Tajik authorities acknowledged the mid-November shooting, but countered that their border guards' actions were legal and were prompted by an Uzbek incursion over a barbed-wire fence. They said the Uzbek guards had ignored warnings and their own forces were simply acting in self-defense.
Within a day of that incident, Interfax-Kazakhstan reported that an Uzbek military court had sentenced five people -- including two Tajik citizens -- to lengthy prison terms on charges that included spying for the Tajik government. An unnamed court official was quoted as saying that a Tajik woman disguised as a prostitute had been sent to Uzbekistan to gather sensitive information about Uzbek military sites in the border area. The source suggested that an Uzbek military officer had been recruited from a nearby airbase along with an Uzbek woman who had received training in subversive activities at a special camp in Tajikistan.
But a spokesman for the Uzbek National Security Service, Olim Toraqulov, told RFE/RL's Uzbek Service on November 17 that this spy case dated back to 2004.
Uzbek "spy mania" continued as local media gave extensive coverage to the case of a Tajik citizen who was accused of having been recruited by the Tajik Interior Ministry to assassinate Uzbek officials.

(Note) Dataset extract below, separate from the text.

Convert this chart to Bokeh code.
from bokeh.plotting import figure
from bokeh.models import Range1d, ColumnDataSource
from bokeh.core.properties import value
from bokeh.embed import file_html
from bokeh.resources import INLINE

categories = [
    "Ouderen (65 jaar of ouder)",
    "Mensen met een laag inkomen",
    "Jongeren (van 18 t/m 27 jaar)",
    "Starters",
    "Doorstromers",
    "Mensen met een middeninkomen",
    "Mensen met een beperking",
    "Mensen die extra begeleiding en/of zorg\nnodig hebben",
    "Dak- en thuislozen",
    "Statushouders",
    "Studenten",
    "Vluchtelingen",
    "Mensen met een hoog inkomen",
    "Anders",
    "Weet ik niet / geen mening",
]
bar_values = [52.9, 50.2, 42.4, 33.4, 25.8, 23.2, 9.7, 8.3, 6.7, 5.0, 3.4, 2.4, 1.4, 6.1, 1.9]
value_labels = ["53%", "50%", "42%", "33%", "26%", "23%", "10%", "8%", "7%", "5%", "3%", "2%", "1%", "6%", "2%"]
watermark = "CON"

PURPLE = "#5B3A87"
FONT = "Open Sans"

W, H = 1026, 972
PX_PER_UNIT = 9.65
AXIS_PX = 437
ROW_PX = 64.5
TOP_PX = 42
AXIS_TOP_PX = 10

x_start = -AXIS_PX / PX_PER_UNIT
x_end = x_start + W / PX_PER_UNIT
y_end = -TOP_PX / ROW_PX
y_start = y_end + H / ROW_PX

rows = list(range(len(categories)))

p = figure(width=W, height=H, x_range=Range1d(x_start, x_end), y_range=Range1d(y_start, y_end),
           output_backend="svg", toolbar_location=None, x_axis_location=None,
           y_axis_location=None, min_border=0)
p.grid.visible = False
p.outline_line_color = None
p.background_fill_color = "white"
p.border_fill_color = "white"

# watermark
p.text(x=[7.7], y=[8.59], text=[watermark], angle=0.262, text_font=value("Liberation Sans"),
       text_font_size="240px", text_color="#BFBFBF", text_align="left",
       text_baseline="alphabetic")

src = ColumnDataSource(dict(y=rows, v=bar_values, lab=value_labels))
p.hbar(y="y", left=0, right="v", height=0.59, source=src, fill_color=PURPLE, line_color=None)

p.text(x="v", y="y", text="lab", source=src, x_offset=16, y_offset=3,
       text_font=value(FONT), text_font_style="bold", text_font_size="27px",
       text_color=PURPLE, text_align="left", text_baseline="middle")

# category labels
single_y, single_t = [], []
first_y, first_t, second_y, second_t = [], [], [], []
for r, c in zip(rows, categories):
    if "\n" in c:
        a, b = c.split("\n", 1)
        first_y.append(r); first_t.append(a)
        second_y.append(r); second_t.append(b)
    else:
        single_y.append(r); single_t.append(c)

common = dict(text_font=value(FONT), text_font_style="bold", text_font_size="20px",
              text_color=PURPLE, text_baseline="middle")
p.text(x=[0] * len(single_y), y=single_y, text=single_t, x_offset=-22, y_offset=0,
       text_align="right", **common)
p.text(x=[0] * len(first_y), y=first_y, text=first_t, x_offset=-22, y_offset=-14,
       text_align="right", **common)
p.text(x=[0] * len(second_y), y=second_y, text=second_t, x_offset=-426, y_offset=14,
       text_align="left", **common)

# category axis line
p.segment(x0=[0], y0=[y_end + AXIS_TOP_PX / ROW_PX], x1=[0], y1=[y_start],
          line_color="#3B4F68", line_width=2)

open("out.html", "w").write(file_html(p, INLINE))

Uzbekistan's leading television channel aired a program called "Threat," in which that suspect claims that senior Tajik officials ordered him to "eliminate certain people in Uzbekistan" and provided him with a weapon and $800.
Turnabout As Fair Play
Days later, on November 21, a Tajik military court began the trial of two men accused of killing the head of the Defense Ministry's Military Institute, Kahkimsho Khafizov. A report by Avesta news agency suggested that the defendants killed the Tajik general on January 27 to avenge his refusal to continue collaborating with a fugitive former military commander, Makhmud Khudoyberdiev.
Both defendants in the Tajik case are ethnic Uzbeks -- and are said to be Khudoyberdiev supporters. Tajik authorities have accused the ethnic Uzbek Khudoyberdiev of attempting a coup d'etat in 1998, when they accuse him of entering Tajikistan from Uzbekistan with a group of armed supporters.

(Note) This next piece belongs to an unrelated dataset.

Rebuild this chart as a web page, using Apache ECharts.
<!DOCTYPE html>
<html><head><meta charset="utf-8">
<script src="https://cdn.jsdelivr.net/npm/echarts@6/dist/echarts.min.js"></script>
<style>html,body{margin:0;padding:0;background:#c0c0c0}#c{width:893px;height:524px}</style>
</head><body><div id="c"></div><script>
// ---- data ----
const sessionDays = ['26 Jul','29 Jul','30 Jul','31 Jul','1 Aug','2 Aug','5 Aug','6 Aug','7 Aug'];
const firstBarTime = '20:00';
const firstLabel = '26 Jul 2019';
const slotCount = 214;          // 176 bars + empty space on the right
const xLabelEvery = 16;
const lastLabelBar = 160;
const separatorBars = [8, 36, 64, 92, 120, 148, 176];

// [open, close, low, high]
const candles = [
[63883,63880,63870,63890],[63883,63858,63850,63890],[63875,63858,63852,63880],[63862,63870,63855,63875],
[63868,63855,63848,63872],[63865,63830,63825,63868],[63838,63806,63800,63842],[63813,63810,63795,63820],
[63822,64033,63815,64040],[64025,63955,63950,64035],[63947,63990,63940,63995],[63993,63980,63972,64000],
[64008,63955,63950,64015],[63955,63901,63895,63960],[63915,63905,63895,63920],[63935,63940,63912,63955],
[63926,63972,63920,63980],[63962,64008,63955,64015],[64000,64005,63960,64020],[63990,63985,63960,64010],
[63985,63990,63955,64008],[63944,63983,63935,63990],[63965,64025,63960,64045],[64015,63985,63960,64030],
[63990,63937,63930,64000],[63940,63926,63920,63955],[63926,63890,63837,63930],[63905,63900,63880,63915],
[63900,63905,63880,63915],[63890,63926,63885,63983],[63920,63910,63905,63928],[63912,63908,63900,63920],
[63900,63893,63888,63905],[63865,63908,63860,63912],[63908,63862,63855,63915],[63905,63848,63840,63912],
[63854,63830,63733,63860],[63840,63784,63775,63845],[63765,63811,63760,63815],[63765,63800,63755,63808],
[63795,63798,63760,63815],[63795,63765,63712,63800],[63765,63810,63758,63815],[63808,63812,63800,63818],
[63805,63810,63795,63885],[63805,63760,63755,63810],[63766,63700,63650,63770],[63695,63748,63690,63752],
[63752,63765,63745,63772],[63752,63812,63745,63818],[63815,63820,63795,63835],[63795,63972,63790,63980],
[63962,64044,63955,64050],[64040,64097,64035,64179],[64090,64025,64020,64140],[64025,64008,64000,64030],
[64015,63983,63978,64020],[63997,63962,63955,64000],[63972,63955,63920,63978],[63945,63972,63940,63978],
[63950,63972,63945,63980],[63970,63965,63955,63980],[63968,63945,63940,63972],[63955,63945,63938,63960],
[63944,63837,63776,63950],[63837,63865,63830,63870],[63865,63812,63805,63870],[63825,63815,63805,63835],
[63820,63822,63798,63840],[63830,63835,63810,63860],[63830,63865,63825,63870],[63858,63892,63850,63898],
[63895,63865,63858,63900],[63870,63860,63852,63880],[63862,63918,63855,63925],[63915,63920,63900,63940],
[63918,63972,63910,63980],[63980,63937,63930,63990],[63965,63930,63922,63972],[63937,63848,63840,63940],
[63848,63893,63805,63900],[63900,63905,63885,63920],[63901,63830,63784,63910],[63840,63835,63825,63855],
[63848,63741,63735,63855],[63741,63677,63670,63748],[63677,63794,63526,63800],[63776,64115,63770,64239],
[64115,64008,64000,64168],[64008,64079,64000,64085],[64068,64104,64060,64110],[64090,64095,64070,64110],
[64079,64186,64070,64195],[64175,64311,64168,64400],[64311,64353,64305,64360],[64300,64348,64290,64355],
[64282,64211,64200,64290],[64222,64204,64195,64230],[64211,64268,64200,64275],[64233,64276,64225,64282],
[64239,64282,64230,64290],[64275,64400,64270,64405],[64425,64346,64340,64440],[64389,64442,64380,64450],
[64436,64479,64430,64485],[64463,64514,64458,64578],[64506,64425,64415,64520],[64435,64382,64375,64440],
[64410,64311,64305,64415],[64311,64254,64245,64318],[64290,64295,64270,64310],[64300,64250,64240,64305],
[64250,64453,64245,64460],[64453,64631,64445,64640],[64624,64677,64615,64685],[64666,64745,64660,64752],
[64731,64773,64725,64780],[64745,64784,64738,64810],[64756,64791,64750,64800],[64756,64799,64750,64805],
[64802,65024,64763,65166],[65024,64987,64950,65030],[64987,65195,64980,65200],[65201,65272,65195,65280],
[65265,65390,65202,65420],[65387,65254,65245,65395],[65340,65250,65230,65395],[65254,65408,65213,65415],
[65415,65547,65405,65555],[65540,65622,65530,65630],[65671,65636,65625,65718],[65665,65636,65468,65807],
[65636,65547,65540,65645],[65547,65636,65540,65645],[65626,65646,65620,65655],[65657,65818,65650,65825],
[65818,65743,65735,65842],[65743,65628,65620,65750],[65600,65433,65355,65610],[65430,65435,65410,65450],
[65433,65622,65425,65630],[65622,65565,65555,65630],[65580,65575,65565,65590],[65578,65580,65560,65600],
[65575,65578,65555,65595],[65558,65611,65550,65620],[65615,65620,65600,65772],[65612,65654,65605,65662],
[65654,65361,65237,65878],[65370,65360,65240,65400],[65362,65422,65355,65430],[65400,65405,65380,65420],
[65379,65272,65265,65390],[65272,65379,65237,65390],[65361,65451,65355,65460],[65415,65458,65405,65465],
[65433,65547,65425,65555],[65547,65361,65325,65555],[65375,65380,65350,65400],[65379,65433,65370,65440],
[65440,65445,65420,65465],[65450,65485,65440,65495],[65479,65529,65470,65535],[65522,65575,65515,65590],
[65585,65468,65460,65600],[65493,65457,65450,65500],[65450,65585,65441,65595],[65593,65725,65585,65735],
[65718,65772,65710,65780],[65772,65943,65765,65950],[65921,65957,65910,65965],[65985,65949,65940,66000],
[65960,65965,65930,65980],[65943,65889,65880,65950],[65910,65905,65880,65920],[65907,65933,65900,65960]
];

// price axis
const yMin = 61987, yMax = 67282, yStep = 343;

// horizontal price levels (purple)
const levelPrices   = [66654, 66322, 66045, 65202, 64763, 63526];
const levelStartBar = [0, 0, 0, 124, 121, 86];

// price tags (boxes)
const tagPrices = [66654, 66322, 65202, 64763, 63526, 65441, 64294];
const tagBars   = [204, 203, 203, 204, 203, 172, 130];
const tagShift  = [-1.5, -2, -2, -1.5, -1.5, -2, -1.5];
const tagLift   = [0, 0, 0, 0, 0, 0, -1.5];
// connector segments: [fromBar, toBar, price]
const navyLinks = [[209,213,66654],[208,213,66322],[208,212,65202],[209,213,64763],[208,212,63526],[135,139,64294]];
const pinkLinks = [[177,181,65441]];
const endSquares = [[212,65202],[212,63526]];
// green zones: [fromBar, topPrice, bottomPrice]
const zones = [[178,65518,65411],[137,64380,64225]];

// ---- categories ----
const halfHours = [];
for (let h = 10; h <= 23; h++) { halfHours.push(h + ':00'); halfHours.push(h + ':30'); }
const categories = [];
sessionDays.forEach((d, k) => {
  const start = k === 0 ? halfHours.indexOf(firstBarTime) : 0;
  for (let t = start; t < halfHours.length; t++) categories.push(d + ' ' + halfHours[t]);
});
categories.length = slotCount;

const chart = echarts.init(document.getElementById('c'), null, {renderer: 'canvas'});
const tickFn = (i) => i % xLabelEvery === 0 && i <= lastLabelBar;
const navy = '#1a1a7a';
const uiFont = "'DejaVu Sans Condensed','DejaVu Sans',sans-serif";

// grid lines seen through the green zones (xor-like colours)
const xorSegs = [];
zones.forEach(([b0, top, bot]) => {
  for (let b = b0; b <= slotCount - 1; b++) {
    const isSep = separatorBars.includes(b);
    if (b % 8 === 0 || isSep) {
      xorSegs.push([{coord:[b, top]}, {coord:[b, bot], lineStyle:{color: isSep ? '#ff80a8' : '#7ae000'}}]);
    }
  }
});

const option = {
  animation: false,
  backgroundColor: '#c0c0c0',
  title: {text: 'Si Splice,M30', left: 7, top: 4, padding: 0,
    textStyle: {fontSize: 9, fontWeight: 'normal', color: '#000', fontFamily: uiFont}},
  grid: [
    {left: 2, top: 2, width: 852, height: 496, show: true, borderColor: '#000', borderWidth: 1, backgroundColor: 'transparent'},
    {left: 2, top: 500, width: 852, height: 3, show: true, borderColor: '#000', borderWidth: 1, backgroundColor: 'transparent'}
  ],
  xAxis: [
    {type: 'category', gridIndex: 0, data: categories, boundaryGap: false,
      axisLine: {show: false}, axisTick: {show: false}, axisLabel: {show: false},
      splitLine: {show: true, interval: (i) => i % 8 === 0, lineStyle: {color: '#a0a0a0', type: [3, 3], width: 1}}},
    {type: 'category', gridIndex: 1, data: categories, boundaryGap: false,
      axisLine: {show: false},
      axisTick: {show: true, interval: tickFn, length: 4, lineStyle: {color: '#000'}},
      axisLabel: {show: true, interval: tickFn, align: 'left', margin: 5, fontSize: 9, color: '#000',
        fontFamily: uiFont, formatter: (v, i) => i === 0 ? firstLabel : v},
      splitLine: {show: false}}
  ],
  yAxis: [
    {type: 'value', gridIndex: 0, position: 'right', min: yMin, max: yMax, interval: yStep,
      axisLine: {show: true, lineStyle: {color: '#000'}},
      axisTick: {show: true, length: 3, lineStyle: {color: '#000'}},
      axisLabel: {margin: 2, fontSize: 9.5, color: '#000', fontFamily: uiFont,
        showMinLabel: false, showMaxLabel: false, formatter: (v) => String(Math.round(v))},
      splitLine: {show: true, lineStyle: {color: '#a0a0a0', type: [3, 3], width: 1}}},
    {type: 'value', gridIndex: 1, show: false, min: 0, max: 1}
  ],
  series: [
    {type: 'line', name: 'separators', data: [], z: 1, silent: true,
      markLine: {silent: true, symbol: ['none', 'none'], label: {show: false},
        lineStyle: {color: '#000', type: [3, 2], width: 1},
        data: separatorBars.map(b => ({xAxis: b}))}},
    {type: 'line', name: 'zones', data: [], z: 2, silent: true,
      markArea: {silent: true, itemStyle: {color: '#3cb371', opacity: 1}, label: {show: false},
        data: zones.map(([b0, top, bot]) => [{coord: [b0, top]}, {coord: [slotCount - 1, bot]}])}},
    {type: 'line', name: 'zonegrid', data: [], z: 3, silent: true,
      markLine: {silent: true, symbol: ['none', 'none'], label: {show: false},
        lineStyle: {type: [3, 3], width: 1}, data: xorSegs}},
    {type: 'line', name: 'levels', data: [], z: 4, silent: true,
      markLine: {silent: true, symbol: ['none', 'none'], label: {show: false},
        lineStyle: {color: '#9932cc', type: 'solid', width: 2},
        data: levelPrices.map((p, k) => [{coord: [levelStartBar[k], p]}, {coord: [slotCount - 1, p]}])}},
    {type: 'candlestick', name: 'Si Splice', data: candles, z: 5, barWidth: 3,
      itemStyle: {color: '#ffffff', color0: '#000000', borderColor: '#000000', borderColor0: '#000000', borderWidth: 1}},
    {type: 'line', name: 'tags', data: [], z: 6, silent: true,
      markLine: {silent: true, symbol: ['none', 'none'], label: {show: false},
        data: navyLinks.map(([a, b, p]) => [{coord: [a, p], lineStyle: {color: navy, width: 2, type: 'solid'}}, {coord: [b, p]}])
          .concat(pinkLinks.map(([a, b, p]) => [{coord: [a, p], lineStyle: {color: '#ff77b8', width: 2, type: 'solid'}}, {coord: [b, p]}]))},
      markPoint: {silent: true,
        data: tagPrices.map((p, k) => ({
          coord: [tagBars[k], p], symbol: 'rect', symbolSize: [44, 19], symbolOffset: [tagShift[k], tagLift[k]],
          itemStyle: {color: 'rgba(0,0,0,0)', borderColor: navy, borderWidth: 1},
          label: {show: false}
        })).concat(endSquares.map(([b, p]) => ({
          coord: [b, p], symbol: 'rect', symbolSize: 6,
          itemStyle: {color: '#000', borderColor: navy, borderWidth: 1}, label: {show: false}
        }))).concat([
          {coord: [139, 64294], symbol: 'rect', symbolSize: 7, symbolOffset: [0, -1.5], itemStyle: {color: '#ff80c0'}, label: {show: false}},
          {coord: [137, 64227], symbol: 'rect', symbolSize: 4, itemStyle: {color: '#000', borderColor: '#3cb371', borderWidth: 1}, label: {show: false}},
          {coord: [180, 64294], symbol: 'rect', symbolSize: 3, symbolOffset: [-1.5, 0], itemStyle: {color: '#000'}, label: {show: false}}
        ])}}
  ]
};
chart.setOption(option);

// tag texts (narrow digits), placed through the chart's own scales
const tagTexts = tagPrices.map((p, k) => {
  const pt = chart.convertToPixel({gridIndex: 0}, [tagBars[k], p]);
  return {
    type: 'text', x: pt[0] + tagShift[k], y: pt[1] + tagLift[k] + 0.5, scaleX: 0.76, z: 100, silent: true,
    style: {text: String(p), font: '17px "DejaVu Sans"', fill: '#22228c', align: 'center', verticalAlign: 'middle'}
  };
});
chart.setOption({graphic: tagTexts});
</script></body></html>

Also in November, Tajik authorities launched a campaign to resettle some 1,000 ethnic Tajik families to a western border region that is primarily populated by ethnic Uzbeks. The official aim is to cultivate agricultural land, but local observers have accused authorities of seeking to counterbalance ethnic Uzbek dominance in a key industrial area. A local aluminum-smelting business that some have said was at one point under Uzbek influence, contributes hugely to Tajik exports.
These recent contretemps come against a backdrop of uneasy bilateral relations since independence from the Soviet Union in 1991. Dushanbe and Tashkent have long lists of mutual grievances.

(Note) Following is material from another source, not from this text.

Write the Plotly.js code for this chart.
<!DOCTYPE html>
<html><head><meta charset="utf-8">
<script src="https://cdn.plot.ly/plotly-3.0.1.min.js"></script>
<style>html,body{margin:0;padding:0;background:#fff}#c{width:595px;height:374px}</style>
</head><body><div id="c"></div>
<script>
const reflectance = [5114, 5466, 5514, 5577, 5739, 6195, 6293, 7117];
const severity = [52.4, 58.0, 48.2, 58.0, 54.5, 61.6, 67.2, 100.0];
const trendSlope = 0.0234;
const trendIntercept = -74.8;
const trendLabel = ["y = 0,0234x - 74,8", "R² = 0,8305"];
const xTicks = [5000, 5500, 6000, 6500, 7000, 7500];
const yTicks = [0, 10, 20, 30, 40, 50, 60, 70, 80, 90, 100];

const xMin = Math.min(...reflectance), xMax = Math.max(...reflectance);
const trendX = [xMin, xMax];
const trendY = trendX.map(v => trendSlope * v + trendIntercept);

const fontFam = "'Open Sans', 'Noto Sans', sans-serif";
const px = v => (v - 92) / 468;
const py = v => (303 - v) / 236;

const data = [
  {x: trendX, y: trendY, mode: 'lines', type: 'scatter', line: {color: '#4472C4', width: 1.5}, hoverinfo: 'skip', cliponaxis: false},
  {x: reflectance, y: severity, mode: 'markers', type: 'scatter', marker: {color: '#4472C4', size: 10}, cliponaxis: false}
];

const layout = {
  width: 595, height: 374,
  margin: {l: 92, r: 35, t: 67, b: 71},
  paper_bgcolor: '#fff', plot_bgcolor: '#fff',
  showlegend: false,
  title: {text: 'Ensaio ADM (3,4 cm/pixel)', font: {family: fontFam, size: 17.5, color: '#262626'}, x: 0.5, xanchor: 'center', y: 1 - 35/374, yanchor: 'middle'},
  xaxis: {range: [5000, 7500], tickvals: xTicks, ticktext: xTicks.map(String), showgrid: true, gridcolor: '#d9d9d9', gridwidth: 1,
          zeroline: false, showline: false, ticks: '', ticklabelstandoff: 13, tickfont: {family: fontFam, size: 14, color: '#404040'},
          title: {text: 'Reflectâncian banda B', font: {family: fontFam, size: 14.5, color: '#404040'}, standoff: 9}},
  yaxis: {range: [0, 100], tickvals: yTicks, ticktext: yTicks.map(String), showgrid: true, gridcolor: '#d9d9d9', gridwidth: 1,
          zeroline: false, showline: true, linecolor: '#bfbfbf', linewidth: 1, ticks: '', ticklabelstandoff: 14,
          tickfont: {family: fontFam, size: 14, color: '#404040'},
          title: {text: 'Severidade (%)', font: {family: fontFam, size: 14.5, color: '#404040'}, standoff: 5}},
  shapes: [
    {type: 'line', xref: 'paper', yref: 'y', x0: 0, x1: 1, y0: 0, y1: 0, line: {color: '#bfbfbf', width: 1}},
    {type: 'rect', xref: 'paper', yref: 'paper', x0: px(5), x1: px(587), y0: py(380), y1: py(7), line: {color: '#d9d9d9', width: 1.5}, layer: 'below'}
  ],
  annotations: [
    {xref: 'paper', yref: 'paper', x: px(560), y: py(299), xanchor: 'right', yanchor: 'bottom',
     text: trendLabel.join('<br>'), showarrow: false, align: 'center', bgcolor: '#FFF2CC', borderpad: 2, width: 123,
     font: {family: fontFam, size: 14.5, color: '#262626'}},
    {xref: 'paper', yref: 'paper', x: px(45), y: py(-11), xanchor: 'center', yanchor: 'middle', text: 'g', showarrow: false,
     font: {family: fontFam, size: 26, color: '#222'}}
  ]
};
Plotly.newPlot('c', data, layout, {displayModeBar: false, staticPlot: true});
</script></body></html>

But the public accusations that have followed these latest incidents have aggravated relations. What is worse, they appear to reflect long-standing animosity between Uzbek President Islam Karimov and his Tajik counterpart, Imomali Rakhmonov, in a region where personal ambitions can dramatically affect policies.
Both Uzbekistan and Tajikistan are members of the same regional groupings -- including the Collective Security Treaty Organization, the Eurasian Economic Community, and the Shanghai Cooperation Organization -- and, correspondingly, are expected to cooperate and share information in the economic and military spheres.
Uzbekistan's attempts to seal off its lengthy border with Tajikistan and its strict visa regime have hurt trade and left some residents deprived of the right to visit relatives on the other side of that frontier.
But Tashkent remains deaf to Dushanbe's appeals to ease such restrictions. On the contrary, Uzbek authorities are likely to use the recent border shooting and espionage cases to justify delays in responding to such calls.
For their part, Tajik authorities appear inclined to use incidents with Uzbekistan to show that they are unwilling to tolerate an attitude of superiority from Tashkent. President Rakhmonov's recent election to a third term as Tajik president almost guarantees that responses to unwelcome Uzbek activities will only get louder -- and perhaps more frequent.
Such tit-for-tat relations -- particularly if they include such skeletons as the two-year-old espionage case -- are unlikely to improve bilateral relations. On the other hand, the Uzbek and Tajik leaderships might well curb this "spy mania" if they reject a policy of confrontation.